AIM OF THE EXERCISE =>
Pictures excluded, return the lines below from the first through the line holding "var yTicks = [0, 5, 10, 15, 20, 25];".

========

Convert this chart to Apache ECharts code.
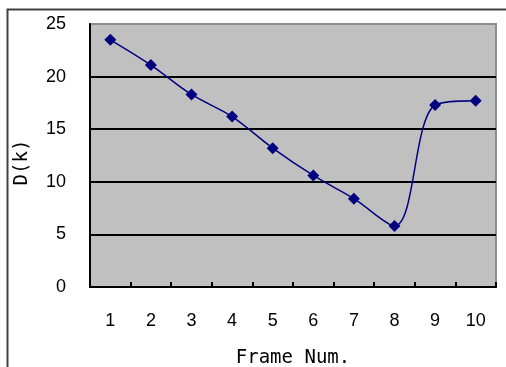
<!DOCTYPE html>
<html><head><meta charset="utf-8">
<script src="https://cdn.jsdelivr.net/npm/echarts@6/dist/echarts.min.js"></script>
<style>html,body{margin:0;padding:0;background:#fff}#c{width:506px;height:367px}</style>
</head><body><div id="c"></div>
<script>
var categories = ['1','2','3','4','5','6','7','8','9','10'];
var dValues = [23.5, 21.1, 18.3, 16.2, 13.2, 10.6, 8.4, 5.8, 17.3, 17.7];
var yTicks = [0, 5, 10, 15, 20, 25];

var chart = echarts.init(document.getElementById('c'), null, {renderer: 'canvas'});
chart.setOption({
  animation: false,
  backgroundColor: '#ffffff',
  graphic: [{
    type: 'rect', left: 5, top: 7, shape: {x: 0, y: 0, width: 520, height: 400},
    style: {fill: 'none', stroke: '#404040', lineWidth: 2}, z: -10
  }],
  grid: {left: 90, right: 10, top: 24, bottom: 80, show: true,
         outerBoundsMode: 'none', containLabel: false,
         backgroundColor: '#c0c0c0', borderColor: '#8c8c8c', borderWidth: 2},
  xAxis: {
    type: 'category', data: categories, boundaryGap: true,
    name: 'Frame Num.', nameLocation: 'middle', nameGap: 62,
    nameTextStyle: {fontFamily: 'DejaVu Sans Mono', fontSize: 19, color: '#000'},
    axisLine: {lineStyle: {color: '#000', width: 2}},
    axisTick: {show: true, inside: true, length: 5, lineStyle: {color: '#000', width: 2}},
    axisLabel: {margin: 25, fontFamily: 'Liberation Sans', fontSize: 18, color: '#000'},
    splitLine: {show: false}
  },
  yAxis: {
    type: 'value', min: yTicks[0], max: yTicks[yTicks.length - 1], interval: 5,
    name: 'D(k)', nameLocation: 'middle', nameGap: 58,
    nameTextStyle: {fontFamily: 'DejaVu Sans Mono', fontSize: 19, color: '#000', padding: [0, 14, 0, 0]},
    axisLine: {show: true, lineStyle: {color: '#000', width: 2}},
    axisTick: {show: false},
    axisLabel: {margin: 24, fontFamily: 'Liberation Sans', fontSize: 18, color: '#000'},
    splitLine: {show: true, showMaxLine: false, showMinLine: false, lineStyle: {color: '#000', width: 2}}
  },
  series: [{
    type: 'line', data: dValues, smooth: 0.35,
    symbol: 'diamond', symbolSize: 12,
    lineStyle: {color: '#000080', width: 1.5},
    itemStyle: {color: '#000080'}
  }]
});
</script></body></html>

========

PROBLEM SOLUTION =>
Convert this chart to Apache ECharts code.
<!DOCTYPE html>
<html><head><meta charset="utf-8">
<script src="https://cdn.jsdelivr.net/npm/echarts@6/dist/echarts.min.js"></script>
<style>html,body{margin:0;padding:0;background:#fff}#c{width:506px;height:367px}</style>
</head><body><div id="c"></div>
<script>
var categories = ['1','2','3','4','5','6','7','8','9','10'];
var dValues = [23.5, 21.1, 18.3, 16.2, 13.2, 10.6, 8.4, 5.8, 17.3, 17.7];
var yTicks = [0, 5, 10, 15, 20, 25];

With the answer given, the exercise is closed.